Skip all pictures, then copy the lines from the start of the data through the line with "const errors = [herbicideErr, organicErr];", keeping both ends.

┄┄┄┄┄┄

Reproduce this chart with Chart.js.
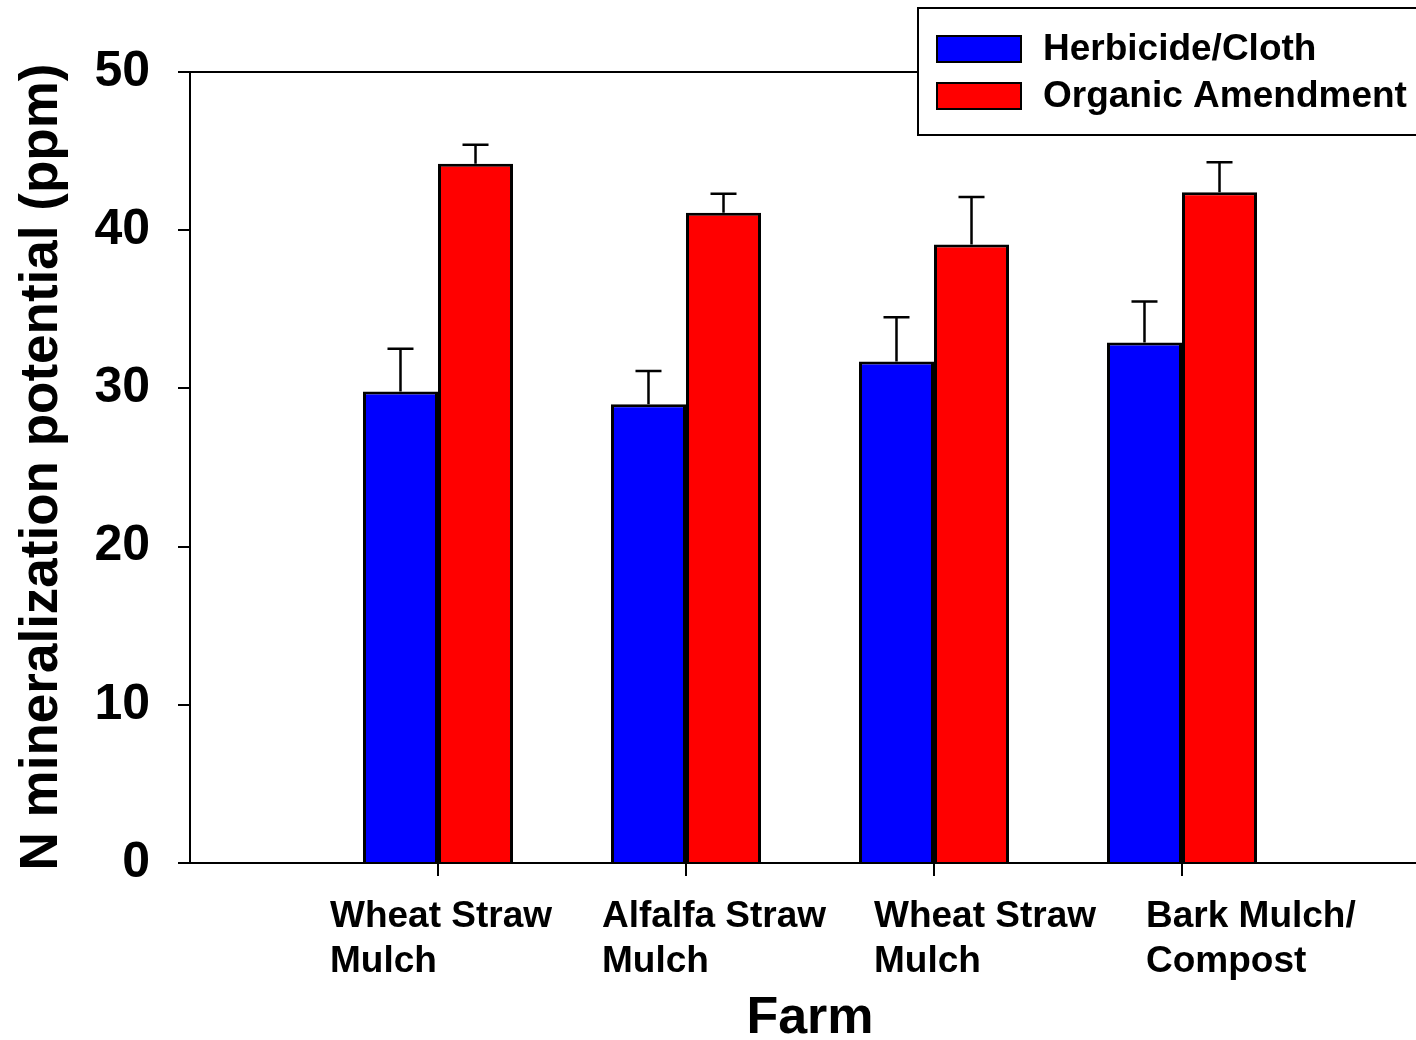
<!DOCTYPE html>
<html>
<head>
<meta charset="utf-8">
<script src="https://cdn.jsdelivr.net/npm/chart.js@4.4.1/dist/chart.umd.min.js"></script>
<style>
  html, body { margin: 0; padding: 0; background: #fff; overflow: hidden; }
  #wrap { width: 1416px; height: 1040px; }
</style>
</head>
<body>
<div id="wrap"><canvas id="chart" width="1416" height="1040"></canvas></div>
<script>
const farms = [["Wheat Straw", "Mulch"], ["Alfalfa Straw", "Mulch"], ["Wheat Straw", "Mulch"], ["Bark Mulch/", "Compost"]];
const herbicide = [29.8, 29.0, 31.7, 32.9];
const herbicideErr = [2.7, 2.1, 2.8, 2.6];
const organic = [44.2, 41.1, 39.1, 42.4];
const organicErr = [1.2, 1.2, 3.0, 1.9];
const yTicks = [0, 10, 20, 30, 40, 50];

const FONT = "'Liberation Sans', Arial, Helvetica, sans-serif";
const errors = [herbicideErr, organicErr];

const errorBars = {
  id: "errorBars",
  afterDatasetsDraw(chart) {
    const { ctx, scales: { y } } = chart;
    ctx.save();
    ctx.strokeStyle = "#000";
    ctx.lineWidth = 2.5;
    chart.data.datasets.forEach((ds, di) => {
      const meta = chart.getDatasetMeta(di);
      meta.data.forEach((bar, i) => {
        const top = y.getPixelForValue(ds.data[i].y + errors[di][i]);
        ctx.beginPath();
        ctx.moveTo(bar.x, bar.y);
        ctx.lineTo(bar.x, top);
        ctx.moveTo(bar.x - 13, top);
        ctx.lineTo(bar.x + 13, top);
        ctx.stroke();
      });
    });
    ctx.restore();
  }
};

const decorations = {
  id: "decorations",
  afterDraw(chart) {
    const { ctx, chartArea } = chart;
    ctx.save();
    // top frame line
    ctx.strokeStyle = "#000";
    ctx.lineWidth = 2;
    ctx.beginPath();
    ctx.moveTo(chartArea.left, chartArea.top);
    ctx.lineTo(chartArea.right, chartArea.top);
    ctx.stroke();

    // x category labels, left aligned blocks
    ctx.fillStyle = "#000";
    ctx.font = "bold 37px " + FONT;
    ctx.textAlign = "left";
    ctx.textBaseline = "alphabetic";
    farms.forEach((lines, i) => {
      const left = 330 + 272 * i;
      lines.forEach((line, j) => ctx.fillText(line, left, 927 + j * 45));
    });

    // axis titles
    ctx.textAlign = "center";
    ctx.textBaseline = "middle";
    ctx.font = "bold 52px " + FONT;
    ctx.fillText("Farm", 810, 1019);
    ctx.save();
    ctx.translate(42, 467);
    ctx.rotate(-Math.PI / 2);
    ctx.font = "bold 53px " + FONT;
    ctx.fillText("N mineralization potential (ppm)", 0, 0);
    ctx.restore();

    // legend
    ctx.fillStyle = "#fff";
    ctx.fillRect(918, 8, 520, 127);
    ctx.strokeStyle = "#000";
    ctx.lineWidth = 2;
    ctx.strokeRect(918, 8, 520, 127);
    chart.data.datasets.forEach((ds, i) => {
      const cy = 49 + i * 47;
      ctx.fillStyle = ds.backgroundColor;
      ctx.fillRect(937, cy - 13, 84, 26);
      ctx.strokeRect(937, cy - 13, 84, 26);
      ctx.fillStyle = "#000";
      ctx.font = "bold 37px " + FONT;
      ctx.textAlign = "left";
      ctx.fillText(ds.label, 1043, cy + 1);
    });
    ctx.restore();
  }
};

new Chart(document.getElementById("chart"), {
  type: "bar",
  data: {
    datasets: [
      {
        label: "Herbicide/Cloth",
        data: herbicide.map((v, i) => ({ x: i + 1, y: v })),
        backgroundColor: "#0000ff",
        borderColor: "#000",
        borderWidth: 3
      },
      {
        label: "Organic Amendment",
        data: organic.map((v, i) => ({ x: i + 1, y: v })),
        backgroundColor: "#ff0000",
        borderColor: "#000",
        borderWidth: 3
      }
    ]
  },
  options: {
    responsive: false,
    animation: false,
    categoryPercentage: 0.605,
    barPercentage: 1,
    layout: { padding: { top: 72, right: 0, left: 0, bottom: 0 } },
    plugins: { legend: { display: false }, tooltip: { enabled: false } },
    scales: {
      x: {
        type: "linear",
        offset: false,
        min: 0,
        max: 1226 / 248,
        afterBuildTicks: s => { s.ticks = farms.map((f, i) => ({ value: i + 1 })); },
        afterFit: s => { s.height = 177; },
        ticks: { display: false },
        grid: { offset: false, drawOnChartArea: false, drawTicks: true, tickLength: 13, color: "#000", lineWidth: 2 },
        border: { display: true, color: "#000", width: 2 }
      },
      y: {
        min: 0,
        max: 50,
        afterBuildTicks: s => { s.ticks = yTicks.map(v => ({ value: v })); },
        afterFit: s => { s.width = 190; },
        ticks: { color: "#000", padding: 28, font: { family: FONT, size: 50, weight: "bold" } },
        grid: { drawOnChartArea: false, drawTicks: true, tickLength: 12, color: "#000", lineWidth: 2 },
        border: { display: true, color: "#000", width: 2 }
      }
    }
  },
  plugins: [errorBars, decorations]
});
</script>
</body>
</html>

┄┄┄┄┄┄

▸ FULL OUTPUT:
Reproduce this chart with Chart.js.
<!DOCTYPE html>
<html>
<head>
<meta charset="utf-8">
<script src="https://cdn.jsdelivr.net/npm/chart.js@4.4.1/dist/chart.umd.min.js"></script>
<style>
  html, body { margin: 0; padding: 0; background: #fff; overflow: hidden; }
  #wrap { width: 1416px; height: 1040px; }
</style>
</head>
<body>
<div id="wrap"><canvas id="chart" width="1416" height="1040"></canvas></div>
<script>
const farms = [["Wheat Straw", "Mulch"], ["Alfalfa Straw", "Mulch"], ["Wheat Straw", "Mulch"], ["Bark Mulch/", "Compost"]];
const herbicide = [29.8, 29.0, 31.7, 32.9];
const herbicideErr = [2.7, 2.1, 2.8, 2.6];
const organic = [44.2, 41.1, 39.1, 42.4];
const organicErr = [1.2, 1.2, 3.0, 1.9];
const yTicks = [0, 10, 20, 30, 40, 50];

const FONT = "'Liberation Sans', Arial, Helvetica, sans-serif";
const errors = [herbicideErr, organicErr];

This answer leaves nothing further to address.